If we keep going to the same web page eventually the Browser would change his mind: “Maybe that Server was right and I should put these files in my cache. That would speed up page loading. But what will happen if these files are updated… I better keep asking the Server to check if they have been updated so my cache is always fresh.”

Couple of years ago we implemented Gears as WordPress’ Turbo feature. We didn’t use it to make WordPress an offline app, we used it to create server managed cache. It worked great. Even the heaviest pages in the WordPress admin were loading considerably faster regardless of how often the users were visiting them.

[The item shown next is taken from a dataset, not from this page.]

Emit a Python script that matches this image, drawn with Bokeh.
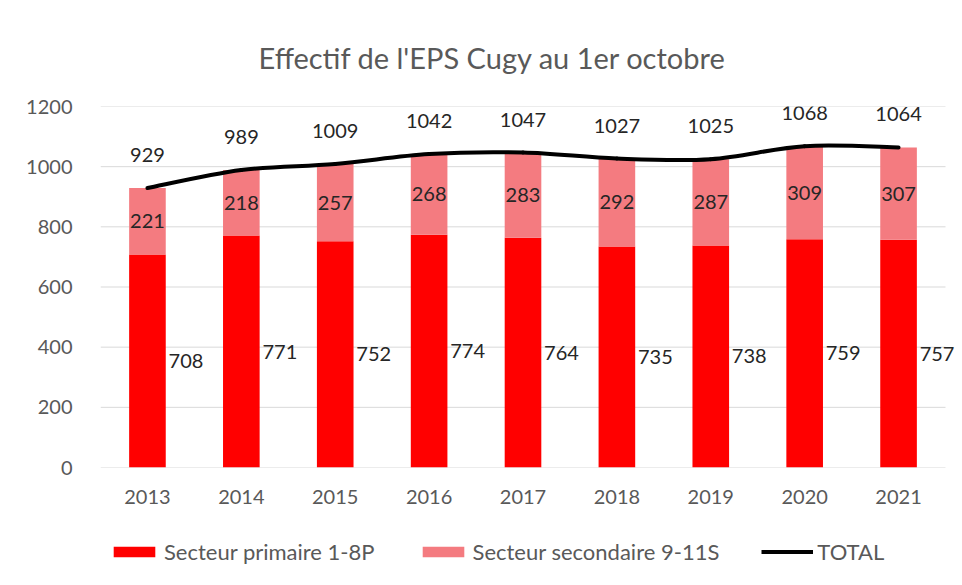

The implementation was very simple: we had a manifest that listed all “static” files and couple of user options to enable and initialize the “super cache”. The rest was handled automatically by Gears. So in reality we discovered the perfect way of browser caching for web apps:

  • The User decides which web sites / web apps are cached and can add or remove them.
  • The server (i.e. the web app) maintains the cache, updating, adding, deleting files as needed.

The results were spectacular. We didn’t need to concatenate and compress scripts and stylesheets. We even stopped compressing TinyMCE which alone can load about 30-40 files on initialization. And page load time was from 0.5 to 1.5 sec. no matter how heavy the page was. For comparison before implementing this “super caching” pages were loading in 5 to 9 sec.

Why was it performing that well? Simple: it eliminated all requests to the server for the files that were cached. And that means all, even the “HEAD” requests. In our implementation the only file that was loaded from the server was the actual HTML. All other components of the web page were stored in Gears’ offline storage.

That also had the side benefit of eliminating a big chunk of traffic to the server. At first look it doesn’t seem like a lot, 30-40 requests for the web page components followed by 30-40 of HEAD requests per page every now and then (while the browser cache is hot), but think about it in global scope: several millions of these pages are loaded every hour.

So, why not do the same with HTML 5.0 offline storage? Because it doesn’t work that way. The HTML 5.0 specification for offline storage is good only for… Offline storage. It’s missing a lot of the features Gears has. Yes, there is a workaround. We can “store offline” a skeleton of the web page and then load all the dynamic content with XHR (a.k.a. AJAX), but that method has other (quite annoying) limitations. Despite that we will try this method in WordPress for sure, but that discussion is for another post.

In short: the HTML 5.0 offline storage implementation is missing some critical features. For example a file that is stored there is not loaded from the storage when the browser goes to another page on the same website. Yes, it’s sad watching the browser load the same file again and again from the Internet when that file is already on the user’s hard drive.

What can we do about it? Don’t think there is anything that can be done short of changing, or rather enhancing the HTML 5.0 specification for offline storage. The XHR “hack” that makes this kind of caching possible with the current HTML 5.0 is still just a hack.